For creative people of any ilk, that’s extremely important.  For one thing, it can keep your
creativity rip-and-roaring, key to avoiding deathly boredom and staleness.  Professionally, it’s essential: writing
just what you want, what you’re comfortable with, can really limit where you
can sell your work.  That you love
to write, say, erotic romances is fine and dandy but if you do then there will
only so many places to show off, or publish, your work.  

You want examples? 
Fine: I’m now on Facebook – we’ve already discussed that uncomfortable
fact – but since I’ve written quite a few queer novels I’ve decided that my next
one is going to be (you ready for this?) straight – and not just straight but
with a ‘happy’ ending.  My short
story work, too, has a tendency to be, let’s be honest here, bittersweet at
best – so my next collection is going to be much more uplifting.  I’ve never written a play, so I’m
planning on writing one sometime this year.  I’ve never written for comics – well, I wrote one – so I’m going to work on more.  Will these projects be tough?  Sure they will: but who knows what I may
discover about myself and what I’m capable of?

Who knows, maybe even Facebook and I will become fast and
good friends and will walk down the social media aisle together, skipping
merrily and holding hands.

And if not … well, I tried.  There is nothing wrong with giving
something a shot but then
deciding it’s not for you.  Rejection,
both internal as well as external, is part of a writer’s life.  There’s
nothing wrong with it.  Trial and error is how we learn, how we
grow.  

Writers far too often think that the ‘names’, the
celebrities, the legends sat down and created wonders of the written word,
masterpieces of story, with no trials and tribulations.  But – as I’ve said before – writers are
liars and very few will admit that they might have been an overnight success
… after failing for decades.  

For example, take a look at the subtitle of this little
piece: “Oh, how beautiful.” 
It comes from a wonderful quote by one of my favorite authors, Rudyard
Kipling.  The whole thing reads: “Gardens are not made by singing
‘Oh, how beautiful,’ and sitting in the shade.”
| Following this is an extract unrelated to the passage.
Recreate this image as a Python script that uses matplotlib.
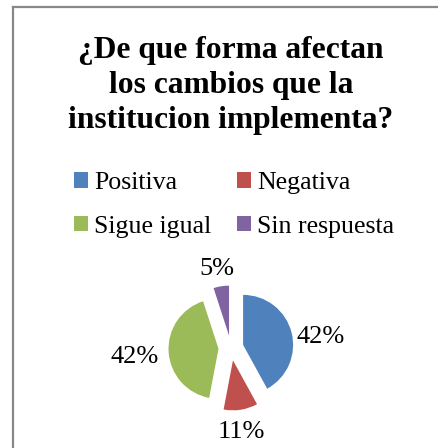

In other words, to bloom you have to work; you have to be
brave and try new things, to push yourself, to challenge yourself personally
and professionally – and, equally, you have to accept that periodically things
just won’t work out.

Back to Mr. Kipling. 
Sitting on my desk is a reproduction of a letter he received after a
submission to the San Francisco Examiner:
a reminder not just to keep trying, to never give up, but that you have to be
willing to face, and surpass, internal doubt, outside criticism.

The letter reads: “I’m sorry Mr. Kipling, but you don’t
know how to use the English language.”